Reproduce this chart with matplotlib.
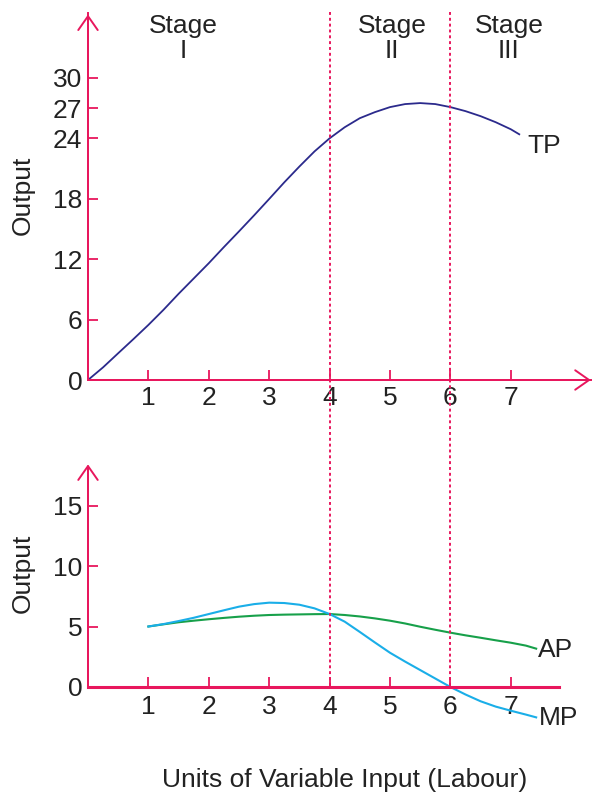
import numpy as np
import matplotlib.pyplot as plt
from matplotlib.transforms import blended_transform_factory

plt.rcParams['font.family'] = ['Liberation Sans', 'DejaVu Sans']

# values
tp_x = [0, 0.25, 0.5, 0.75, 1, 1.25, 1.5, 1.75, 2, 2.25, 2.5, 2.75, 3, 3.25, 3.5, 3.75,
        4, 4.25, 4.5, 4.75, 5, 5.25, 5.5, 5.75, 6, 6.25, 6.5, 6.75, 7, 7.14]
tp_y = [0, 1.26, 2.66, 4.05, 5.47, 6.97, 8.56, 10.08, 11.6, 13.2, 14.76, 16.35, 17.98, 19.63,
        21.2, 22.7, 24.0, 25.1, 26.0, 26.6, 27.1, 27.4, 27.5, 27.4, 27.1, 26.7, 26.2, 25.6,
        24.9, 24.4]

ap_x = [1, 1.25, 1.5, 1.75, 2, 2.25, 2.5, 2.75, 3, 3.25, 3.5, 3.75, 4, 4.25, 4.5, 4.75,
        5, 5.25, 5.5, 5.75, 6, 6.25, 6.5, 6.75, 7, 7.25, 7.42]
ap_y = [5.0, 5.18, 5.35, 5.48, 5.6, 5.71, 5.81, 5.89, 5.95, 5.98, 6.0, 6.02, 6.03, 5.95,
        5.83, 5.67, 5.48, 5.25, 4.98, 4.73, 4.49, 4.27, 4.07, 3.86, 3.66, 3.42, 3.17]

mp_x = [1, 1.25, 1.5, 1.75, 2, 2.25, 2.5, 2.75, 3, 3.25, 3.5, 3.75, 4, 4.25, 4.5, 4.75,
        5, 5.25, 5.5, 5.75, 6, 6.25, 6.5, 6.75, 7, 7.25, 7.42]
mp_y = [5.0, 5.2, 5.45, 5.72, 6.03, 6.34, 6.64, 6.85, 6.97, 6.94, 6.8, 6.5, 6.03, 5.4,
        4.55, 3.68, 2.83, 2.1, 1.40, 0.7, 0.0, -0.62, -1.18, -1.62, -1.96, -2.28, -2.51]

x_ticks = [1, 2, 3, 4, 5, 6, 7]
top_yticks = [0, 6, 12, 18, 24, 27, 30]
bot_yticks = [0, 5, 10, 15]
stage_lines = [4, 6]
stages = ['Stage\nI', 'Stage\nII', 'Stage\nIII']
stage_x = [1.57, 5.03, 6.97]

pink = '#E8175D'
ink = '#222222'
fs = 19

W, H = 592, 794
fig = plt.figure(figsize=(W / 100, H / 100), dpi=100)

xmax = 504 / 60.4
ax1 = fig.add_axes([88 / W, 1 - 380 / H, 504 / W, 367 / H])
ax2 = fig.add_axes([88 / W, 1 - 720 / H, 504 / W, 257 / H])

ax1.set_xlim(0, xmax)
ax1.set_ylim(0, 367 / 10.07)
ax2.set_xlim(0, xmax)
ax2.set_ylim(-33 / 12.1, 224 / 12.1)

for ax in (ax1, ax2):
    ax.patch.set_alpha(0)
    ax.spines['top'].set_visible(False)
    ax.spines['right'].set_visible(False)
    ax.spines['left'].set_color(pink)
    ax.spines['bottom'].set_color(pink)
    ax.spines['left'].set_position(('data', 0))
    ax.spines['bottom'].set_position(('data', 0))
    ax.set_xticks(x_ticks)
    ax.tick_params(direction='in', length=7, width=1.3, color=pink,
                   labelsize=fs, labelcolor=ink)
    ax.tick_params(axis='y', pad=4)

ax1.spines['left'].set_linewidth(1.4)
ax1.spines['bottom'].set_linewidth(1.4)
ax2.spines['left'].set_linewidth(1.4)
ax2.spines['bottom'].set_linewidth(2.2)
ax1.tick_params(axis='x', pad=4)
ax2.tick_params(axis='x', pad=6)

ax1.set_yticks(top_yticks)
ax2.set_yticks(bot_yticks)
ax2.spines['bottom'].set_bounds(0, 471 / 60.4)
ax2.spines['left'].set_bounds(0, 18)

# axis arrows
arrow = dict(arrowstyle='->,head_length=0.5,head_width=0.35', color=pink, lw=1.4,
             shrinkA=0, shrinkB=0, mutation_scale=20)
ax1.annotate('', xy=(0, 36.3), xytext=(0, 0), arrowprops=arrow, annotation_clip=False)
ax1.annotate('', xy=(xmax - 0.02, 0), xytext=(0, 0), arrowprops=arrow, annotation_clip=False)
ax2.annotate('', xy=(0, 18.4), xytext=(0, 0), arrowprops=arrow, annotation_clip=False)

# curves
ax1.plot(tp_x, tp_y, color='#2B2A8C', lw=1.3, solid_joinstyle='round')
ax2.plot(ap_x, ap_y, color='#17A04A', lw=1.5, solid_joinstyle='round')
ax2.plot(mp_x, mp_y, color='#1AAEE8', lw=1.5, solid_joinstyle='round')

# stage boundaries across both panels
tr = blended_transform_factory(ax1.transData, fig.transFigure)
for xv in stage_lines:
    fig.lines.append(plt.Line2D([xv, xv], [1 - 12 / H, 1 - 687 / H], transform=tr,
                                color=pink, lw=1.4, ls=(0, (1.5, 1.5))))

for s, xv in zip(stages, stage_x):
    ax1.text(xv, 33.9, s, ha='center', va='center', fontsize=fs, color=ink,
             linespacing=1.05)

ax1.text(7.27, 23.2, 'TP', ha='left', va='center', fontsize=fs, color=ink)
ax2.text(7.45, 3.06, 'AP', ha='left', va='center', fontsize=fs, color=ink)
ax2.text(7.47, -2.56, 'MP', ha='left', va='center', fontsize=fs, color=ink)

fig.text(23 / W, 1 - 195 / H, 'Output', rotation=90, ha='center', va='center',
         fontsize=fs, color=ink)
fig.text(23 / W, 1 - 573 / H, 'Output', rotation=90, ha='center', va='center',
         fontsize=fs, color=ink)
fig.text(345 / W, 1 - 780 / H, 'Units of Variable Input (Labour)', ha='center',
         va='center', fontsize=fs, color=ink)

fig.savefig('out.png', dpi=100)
··········
• _Task objective_
Return the material exactly as given, apart from the pictures.

• _Solution to this task_
Reproduce this chart with matplotlib.
import numpy as np
import matplotlib.pyplot as plt
from matplotlib.transforms import blended_transform_factory

plt.rcParams['font.family'] = ['Liberation Sans', 'DejaVu Sans']

# values
tp_x = [0, 0.25, 0.5, 0.75, 1, 1.25, 1.5, 1.75, 2, 2.25, 2.5, 2.75, 3, 3.25, 3.5, 3.75,
        4, 4.25, 4.5, 4.75, 5, 5.25, 5.5, 5.75, 6, 6.25, 6.5, 6.75, 7, 7.14]
tp_y = [0, 1.26, 2.66, 4.05, 5.47, 6.97, 8.56, 10.08, 11.6, 13.2, 14.76, 16.35, 17.98, 19.63,
        21.2, 22.7, 24.0, 25.1, 26.0, 26.6, 27.1, 27.4, 27.5, 27.4, 27.1, 26.7, 26.2, 25.6,
        24.9, 24.4]

ap_x = [1, 1.25, 1.5, 1.75, 2, 2.25, 2.5, 2.75, 3, 3.25, 3.5, 3.75, 4, 4.25, 4.5, 4.75,
        5, 5.25, 5.5, 5.75, 6, 6.25, 6.5, 6.75, 7, 7.25, 7.42]
ap_y = [5.0, 5.18, 5.35, 5.48, 5.6, 5.71, 5.81, 5.89, 5.95, 5.98, 6.0, 6.02, 6.03, 5.95,
        5.83, 5.67, 5.48, 5.25, 4.98, 4.73, 4.49, 4.27, 4.07, 3.86, 3.66, 3.42, 3.17]

mp_x = [1, 1.25, 1.5, 1.75, 2, 2.25, 2.5, 2.75, 3, 3.25, 3.5, 3.75, 4, 4.25, 4.5, 4.75,
        5, 5.25, 5.5, 5.75, 6, 6.25, 6.5, 6.75, 7, 7.25, 7.42]
mp_y = [5.0, 5.2, 5.45, 5.72, 6.03, 6.34, 6.64, 6.85, 6.97, 6.94, 6.8, 6.5, 6.03, 5.4,
        4.55, 3.68, 2.83, 2.1, 1.40, 0.7, 0.0, -0.62, -1.18, -1.62, -1.96, -2.28, -2.51]

x_ticks = [1, 2, 3, 4, 5, 6, 7]
top_yticks = [0, 6, 12, 18, 24, 27, 30]
bot_yticks = [0, 5, 10, 15]
stage_lines = [4, 6]
stages = ['Stage\nI', 'Stage\nII', 'Stage\nIII']
stage_x = [1.57, 5.03, 6.97]

pink = '#E8175D'
ink = '#222222'
fs = 19

W, H = 592, 794
fig = plt.figure(figsize=(W / 100, H / 100), dpi=100)

xmax = 504 / 60.4
ax1 = fig.add_axes([88 / W, 1 - 380 / H, 504 / W, 367 / H])
ax2 = fig.add_axes([88 / W, 1 - 720 / H, 504 / W, 257 / H])

ax1.set_xlim(0, xmax)
ax1.set_ylim(0, 367 / 10.07)
ax2.set_xlim(0, xmax)
ax2.set_ylim(-33 / 12.1, 224 / 12.1)

for ax in (ax1, ax2):
    ax.patch.set_alpha(0)
    ax.spines['top'].set_visible(False)
    ax.spines['right'].set_visible(False)
    ax.spines['left'].set_color(pink)
    ax.spines['bottom'].set_color(pink)
    ax.spines['left'].set_position(('data', 0))
    ax.spines['bottom'].set_position(('data', 0))
    ax.set_xticks(x_ticks)
    ax.tick_params(direction='in', length=7, width=1.3, color=pink,
                   labelsize=fs, labelcolor=ink)
    ax.tick_params(axis='y', pad=4)

ax1.spines['left'].set_linewidth(1.4)
ax1.spines['bottom'].set_linewidth(1.4)
ax2.spines['left'].set_linewidth(1.4)
ax2.spines['bottom'].set_linewidth(2.2)
ax1.tick_params(axis='x', pad=4)
ax2.tick_params(axis='x', pad=6)

ax1.set_yticks(top_yticks)
ax2.set_yticks(bot_yticks)
ax2.spines['bottom'].set_bounds(0, 471 / 60.4)
ax2.spines['left'].set_bounds(0, 18)

# axis arrows
arrow = dict(arrowstyle='->,head_length=0.5,head_width=0.35', color=pink, lw=1.4,
             shrinkA=0, shrinkB=0, mutation_scale=20)
ax1.annotate('', xy=(0, 36.3), xytext=(0, 0), arrowprops=arrow, annotation_clip=False)
ax1.annotate('', xy=(xmax - 0.02, 0), xytext=(0, 0), arrowprops=arrow, annotation_clip=False)
ax2.annotate('', xy=(0, 18.4), xytext=(0, 0), arrowprops=arrow, annotation_clip=False)

# curves
ax1.plot(tp_x, tp_y, color='#2B2A8C', lw=1.3, solid_joinstyle='round')
ax2.plot(ap_x, ap_y, color='#17A04A', lw=1.5, solid_joinstyle='round')
ax2.plot(mp_x, mp_y, color='#1AAEE8', lw=1.5, solid_joinstyle='round')

# stage boundaries across both panels
tr = blended_transform_factory(ax1.transData, fig.transFigure)
for xv in stage_lines:
    fig.lines.append(plt.Line2D([xv, xv], [1 - 12 / H, 1 - 687 / H], transform=tr,
                                color=pink, lw=1.4, ls=(0, (1.5, 1.5))))

for s, xv in zip(stages, stage_x):
    ax1.text(xv, 33.9, s, ha='center', va='center', fontsize=fs, color=ink,
             linespacing=1.05)

ax1.text(7.27, 23.2, 'TP', ha='left', va='center', fontsize=fs, color=ink)
ax2.text(7.45, 3.06, 'AP', ha='left', va='center', fontsize=fs, color=ink)
ax2.text(7.47, -2.56, 'MP', ha='left', va='center', fontsize=fs, color=ink)

fig.text(23 / W, 1 - 195 / H, 'Output', rotation=90, ha='center', va='center',
         fontsize=fs, color=ink)
fig.text(23 / W, 1 - 573 / H, 'Output', rotation=90, ha='center', va='center',
         fontsize=fs, color=ink)
fig.text(345 / W, 1 - 780 / H, 'Units of Variable Input (Labour)', ha='center',
         va='center', fontsize=fs, color=ink)

fig.savefig('out.png', dpi=100)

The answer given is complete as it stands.